Transitional Licensing for Loan Officers

I heard there is a bill pending before Congress related to transitional licensing for Mortgage Loan Originators (“MLOs”).  What does the bill propose to do and what is its current status?

Under the Secure and Fair Enforcement for Mortgage Licensing Act of 2008 (the “SAFE Act”), MLOs employed by non-banks must be licensed in every state in which they originate loans. State licensing requirements are much more arduous than federal registration requirements in that they generally require pre-licensing and continuing education, a testing component, and criminal and financial background checks. Meanwhile, MLOs working for banks are exempt from individual state licensing requirements and may originate loans in any state provided they are employed by a federally-insured institution and register in the Nationwide Multistate Licensing System & Registry (“NMLS”).

Non-bank industry professionals have been advocating for a form of transitional authority to originate mortgages since the enactment of the SAFE Act. Transitional licensing would allow a MLO employed by a bank to move to a non-bank mortgage lender and maintain a valid license to originate residential mortgage loans for a period time while the MLO completes state licensing requirements. Many industry professionals have argued that transitional licensing would allow for a more level playing field in that it would permit non-banks to more easily recruit MLOs.

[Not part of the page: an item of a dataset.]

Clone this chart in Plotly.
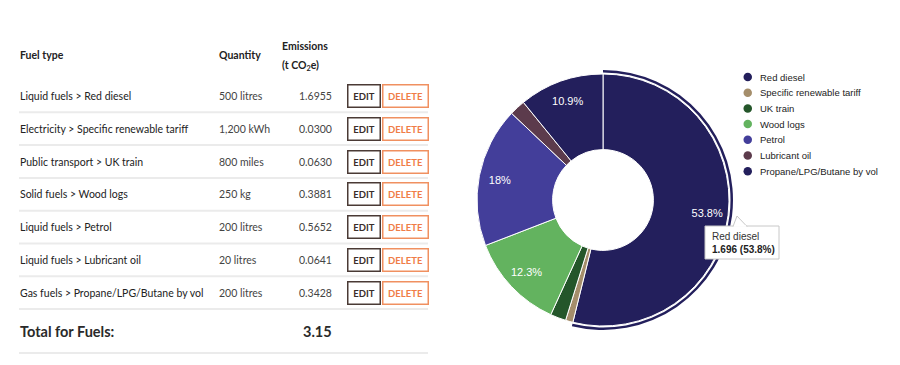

Specifically, MLOs would be more willing to transition from bank to non-bank employment since their livelihood would not be disrupted and they would be able to continue to originate loans and receive compensation during the transition period.  

Currently, H.R. 2121 – SAFE Transitional Licensing Act of 2015 (“H.R. 2121”) is pending before Congress.  Introduced in April, 2015, this bill proposes to amend the SAFE Act by requiring states to issue a temporary license for 120 days to registered MLOs (1) moving from a financial institution to a state-licensed non-bank originator, or (2) moving interstate to a state-licensed loan originator in another state. These individuals would be able to continue originating loans during this time period when they move to a non-depository lender or to a new state.   

Recently, H.R. 2121 has made significant headway. In particular, on March 2, 2016, the bill was sent to Committee for review. The House Financial Services Committee unanimously approved the bill, which means it will advance to the next step in the law making process, which is the House floor. The Mortgage Bankers Association (“MBA”) has been a big proponent of the bill since inception. Its grassroots advocacy arm, the Mortgage Action Alliance (“MAA”), has been issuing Calls-to-Action to its members urging them to contact their representatives in support of the bill. Most recently, the MAA issued another Call-to-Action on March 16, 2016 advocating for broader support of the bill in order to ensure that it is considered by the full House.